Supplied entries —

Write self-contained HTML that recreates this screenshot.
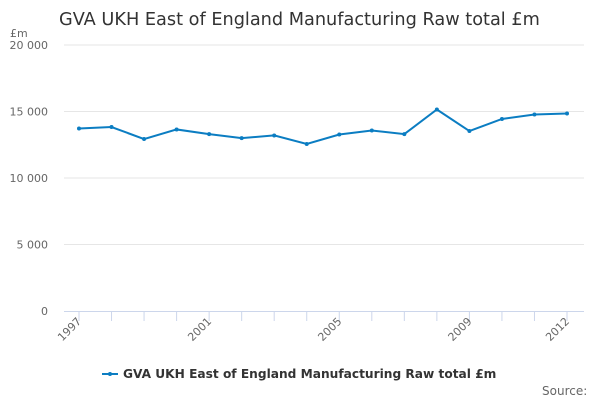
<!DOCTYPE html>
<html><head><meta charset="utf-8"><style>
body{margin:0;background:#fff;font-family:"Liberation Sans","DejaVu Sans",sans-serif}
</style></head><body>
<svg width="600" height="400" xmlns="http://www.w3.org/2000/svg" font-family="DejaVu Sans, Liberation Sans, sans-serif">
<text x="59" y="25" font-size="17.7" fill="#333">GVA UKH East of England Manufacturing Raw total £m</text>
<text x="10" y="37" font-size="11" fill="#666">£m</text>
<g id="grid"></g><g id="xaxis"></g><g id="series"></g>
<g>
<line x1="102" y1="374" x2="118" y2="374" stroke="#0b7dc2" stroke-width="2"/>
<circle cx="110" cy="374" r="2" fill="#0b7dc2"/>
<text x="123" y="378" font-size="12.2" font-weight="bold" fill="#333">GVA UKH East of England Manufacturing Raw total £m</text>
</g>
<text x="542" y="395" font-size="12" fill="#666">Source:</text>
</svg>
<script>
const years=[1997,1998,1999,2000,2001,2002,2003,2004,2005,2006,2007,2008,2009,2010,2011,2012];
const values=[13720,13830,12930,13650,13300,13000,13200,12560,13270,13570,13300,15150,13530,14440,14770,14850];
const yTicks=[0,5000,10000,15000,20000];
const yTickLabels=["0","5 000","10 000","15 000","20 000"];
const xLabels=["1997","2001","2005","2009","2012"];
const NS="http://www.w3.org/2000/svg";
const x=i=>79+i*(488/(years.length-1));
const y=v=>311-v*(266/20000);
function mk(t,a,p){const e=document.createElementNS(NS,t);for(const k in a)e.setAttribute(k,a[k]);p.appendChild(e);return e;}
const grid=document.getElementById('grid');
yTicks.forEach((t,i)=>{
 if(t>0){const l=mk('line',{x1:64,x2:584,y1:y(t),y2:y(t),stroke:'#e6e6e6'},grid);
 
 }
 const tx=mk('text',{x:48,y:y(t)+4,'font-size':11,fill:'#666','text-anchor':'end'},grid);
 tx.textContent=yTickLabels[i];
 
 
});
const xa=document.getElementById('xaxis');
const ax=mk('line',{x1:64,x2:584,y1:311.5,y2:311.5,stroke:'#ccd6eb'},xa);


years.forEach((yr,i)=>{
 const t=mk('line',{x1:x(i),x2:x(i),y1:311,y2:321,stroke:'#ccd6eb'},xa);
 
 
 if(xLabels.includes(String(yr))){
  const tx=mk('text',{x:x(i)+3,y:322,'font-size':11,fill:'#666','text-anchor':'end',transform:`rotate(-45 ${x(i)+3} 322)`},xa);
  tx.textContent=String(yr);
  
  
 }
});
const s=document.getElementById('series');
const p=mk('polyline',{points:values.map((v,i)=>x(i)+','+y(v)).join(' '),fill:'none',stroke:'#0b7dc2','stroke-width':2},s);


values.forEach((v,i)=>{
 const c=mk('circle',{cx:x(i),cy:y(v),r:2,fill:'#0b7dc2'},s);
 
 
});
</script>
</body></html>
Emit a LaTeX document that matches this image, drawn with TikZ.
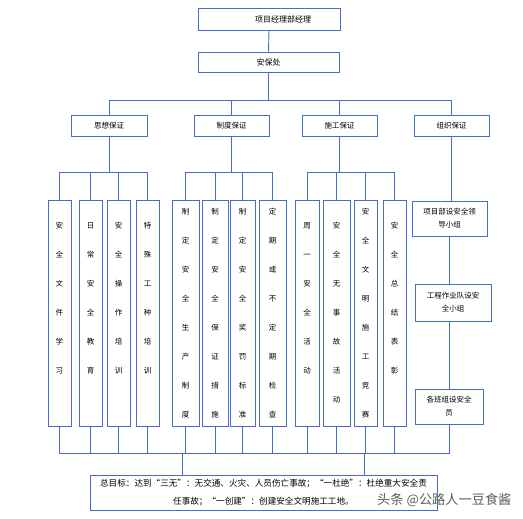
\documentclass[tikz,border=0pt]{standalone}
\usepackage{fontspec}
\setmainfont{Noto Sans CJK SC}
\newfontfamily\cjk{Noto Sans CJK SC}
\definecolor{lb}{RGB}{68,108,200}
\definecolor{wm}{RGB}{95,95,95}
\begin{document}
\begin{tikzpicture}[x=1pt,y=-1pt,
  box/.style={draw=lb, line width=0.9pt, inner sep=0pt, align=center,
    font=\cjk\fontsize{7.5}{13}\selectfont},
  col/.style={box, minimum height=226pt, font=\cjk\fontsize{7.5}{29}\selectfont},
  conn/.style={draw=lb, line width=0.9pt}]
\fill[white] (0,0) rectangle (523,519);
\useasboundingbox (0,0) rectangle (523,519);

% top
\node[box, minimum width=142pt, minimum height=22pt, font=\cjk\fontsize{8}{10}\selectfont] (top) at (269,19) {\hspace*{28pt}项目经理部经理};
\node[box, minimum width=141pt, minimum height=20pt, font=\cjk\fontsize{8}{10}\selectfont] (ab) at (268.5,62) {安保处};

% row 2
\node[box, minimum width=76pt, minimum height=21pt] (s1) at (109,125.5) {思想保证};
\node[box, minimum width=75pt, minimum height=21pt] (s2) at (231.5,125.5) {制度保证};
\node[box, minimum width=75pt, minimum height=21pt] (s3) at (339.5,125.5) {施工保证};
\node[box, minimum width=75pt, minimum height=21pt] (s4) at (451.5,125.5) {组织保证};

% columns
\node[col, minimum width=23pt] (c1) at (59.5,313) {安\\全\\文\\件\\学\\习\\\phantom{安}};
\node[col, minimum width=23pt] (c2) at (90.5,313) {日\\常\\安\\全\\教\\育\\\phantom{安}};
\node[col, minimum width=23pt] (c3) at (118.5,313) {安\\全\\操\\作\\培\\训\\\phantom{安}};
\node[col, minimum width=23pt] (c4) at (147.5,313) {特\\殊\\工\\种\\培\\训\\\phantom{安}};
\node[col, minimum width=27pt] (c5) at (185.5,313) {制\\定\\安\\全\\生\\产\\制\\度};
\node[col, minimum width=26pt] (c6) at (215,313) {制\\定\\安\\全\\保\\证\\措\\施};
\node[col, minimum width=25pt] (c7) at (242.5,313) {制\\定\\安\\全\\奖\\罚\\标\\准};
\node[col, minimum width=27pt] (c8) at (272.5,313) {定\\期\\或\\不\\定\\期\\检\\查};
\node[col, minimum width=24pt] (c9) at (307,313) {周\\一\\安\\全\\活\\动\\\phantom{安}};
\node[col, minimum width=27pt] (c10) at (336.5,313) {安\\全\\无\\事\\故\\活\\动};
\node[col, minimum width=23pt] (c11) at (365.5,313) {安\\全\\文\\明\\施\\工\\竞\\赛};
\node[col, minimum width=23pt] (c12) at (394.5,313) {安\\全\\总\\结\\表\\彰\\\phantom{安}};

% organisation
\node[box, minimum width=75pt, minimum height=35pt] (o1) at (449.5,218.5) {项目部设安全领\\导小组};
\node[box, minimum width=76pt, minimum height=37pt] (o2) at (453,302.5) {工程作业队设安\\全小组};
\node[box, minimum width=68pt, minimum height=35pt] (o3) at (449,406.5) {各班组设安全\\员};

% bottom
\node[box, minimum width=347pt, minimum height=35pt, font=\cjk\fontsize{8.6}{18}\selectfont] (bt) at (263.5,492.5)
  {总目标：达到“三无”：无交通、火灾、人员伤亡事故；“一杜绝”：杜绝重大安全责\\任事故；“一创建”：创建安全文明施工工地。};

% connectors
\coordinate (h1) at (0,100);
\coordinate (h2) at (0,172);
\coordinate (h3) at (0,453);
\draw[conn] (top.south) -- (ab.north);
\draw[conn] (ab.south) -- (ab.south |- h1);
\draw[conn] (s1.north) -- (s1.north |- h1) -| (s4.north);
\draw[conn] (s2.north) -- (s2.north |- h1);
\draw[conn] (s3.north) -- (s3.north |- h1);

\draw[conn] (s1.south) -- (s1.south |- h2);
\draw[conn] (c1.north) -- (c1.north |- h2) -| (c4.north);
\draw[conn] (c2.north) -- (c2.north |- h2);
\draw[conn] (c3.north) -- (c3.north |- h2);

\draw[conn] (s2.south) -- (s2.south |- h2);
\draw[conn] (c5.north) -- (c5.north |- h2) -| (c8.north);
\draw[conn] (c6.north) -- (c6.north |- h2);
\draw[conn] (c7.north) -- (c7.north |- h2);

\draw[conn] (s3.south) -- (s3.south |- h2);
\draw[conn] (c9.north) -- (c9.north |- h2) -| (c12.north);
\draw[conn] (c10.north) -- (c10.north |- h2);
\draw[conn] (c11.north) -- (c11.north |- h2);

\draw[conn] (s4.south) -- (s4.south |- o1.north);
\draw[conn] (o1.south) -- (o1.south |- o2.north);
\draw[conn] (o3.north |- o2.south) -- (o3.north);

\draw[conn] (c1.south) -- (c1.south |- h3) -| (o3.south);
\foreach \c in {c2,c3,c4,c5,c6,c7,c8,c9,c10,c11,c12}
  \draw[conn] (\c.south) -- (\c.south |- h3);
\coordinate (d1) at (182,453);
\coordinate (d2) at (364,453);
\draw[conn] (d1) -- (d1 |- bt.north);
\draw[conn] (d2) -- (d2 |- bt.north);

% watermark
\node[anchor=west, inner sep=0pt, text=wm, font=\cjk\fontsize{13.2}{14}\selectfont] (wmk) at (377,500) {头条 @公路人一豆食酱};
\end{tikzpicture}
\end{document}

Given exercise —
Any pictures should be left out. Reproduce every line from the one holding "Emit a LaTeX" down to the one holding "minimum width=141pt, minimum", both of those lines included.

Result for this task —
Emit a LaTeX document that matches this image, drawn with TikZ.
\documentclass[tikz,border=0pt]{standalone}
\usepackage{fontspec}
\setmainfont{Noto Sans CJK SC}
\newfontfamily\cjk{Noto Sans CJK SC}
\definecolor{lb}{RGB}{68,108,200}
\definecolor{wm}{RGB}{95,95,95}
\begin{document}
\begin{tikzpicture}[x=1pt,y=-1pt,
  box/.style={draw=lb, line width=0.9pt, inner sep=0pt, align=center,
    font=\cjk\fontsize{7.5}{13}\selectfont},
  col/.style={box, minimum height=226pt, font=\cjk\fontsize{7.5}{29}\selectfont},
  conn/.style={draw=lb, line width=0.9pt}]
\fill[white] (0,0) rectangle (523,519);
\useasboundingbox (0,0) rectangle (523,519);

% top
\node[box, minimum width=142pt, minimum height=22pt, font=\cjk\fontsize{8}{10}\selectfont] (top) at (269,19) {\hspace*{28pt}项目经理部经理};
\node[box, minimum width=141pt, minimum height=20pt, font=\cjk\fontsize{8}{10}\selectfont] (ab) at (268.5,62) {安保处};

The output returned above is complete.